I probably deserve it. It feels wrong and intrusive to be here. Eva and I agreed to fake a relationship, but showing up at her sister’s wedding reception strikes me as dishonest given that I was supposed to be her plus one. And given the way I spoke to her.
It’s over, sweetheart.
I’d made up my mind not to come; then at the last minute I got dressed and drove here.
I feel like an asshole, looking at Eva. And I also feel like I’ve come home. Like I can finally breathe again now that I’m in the same room. Five hundred people have taken over a section of the Met. She’s across the room. It’s still better than being without her.

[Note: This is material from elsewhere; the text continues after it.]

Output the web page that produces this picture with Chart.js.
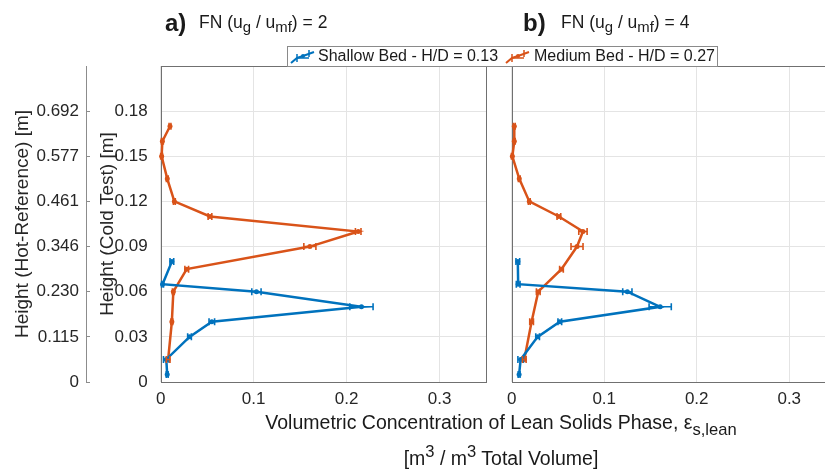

Eva faces forward, not looking at me. Her brothers are getting up to make speeches. Leo gets choked up in the middle of his and abandons the entire thing. He finishes by handing Emerson an envelope and giving a toast to art.
Carter takes the microphone from Leo and pats his shoulder. “We’re all going to forget what we’ve just seen,” he intones, and then he tells a story about how Daphne started out sketching and drawing and painting everything she could see or imagine. He’d study science, and she’d study the world. It took her years of careful study to find her true obsession, but she never gave up. “And now you found him,” Carter says. “I always knew you would.”
Frankly, it’s awful. The little hints of their family life make me feel closer to Eva and miles away. I want her so much that it hurts.
For sex purposes, obviously. And also for this life that she has. Her family is overbearing and dysfunctional and intense. Sometimes I think they need to learn some goddamn boundaries. But they belong to Eva, and she’s part of them, too. I want to be by her side when she’s in the thick of it.
I won’t abandon you. No matter what.
That’s what she said to me. And what did I do? I broke up with her. Threw her out.
Daphne and Emerson rise from their table.
It’s time for cake.
I hang back until they’ve cut a slim piece from a cake subtly designed with an ocean theme. Even at a distance, I know Eva had something to do with it. Ivory fondant gives the impression of light coming through water. A spray of edible pearls curves down one side.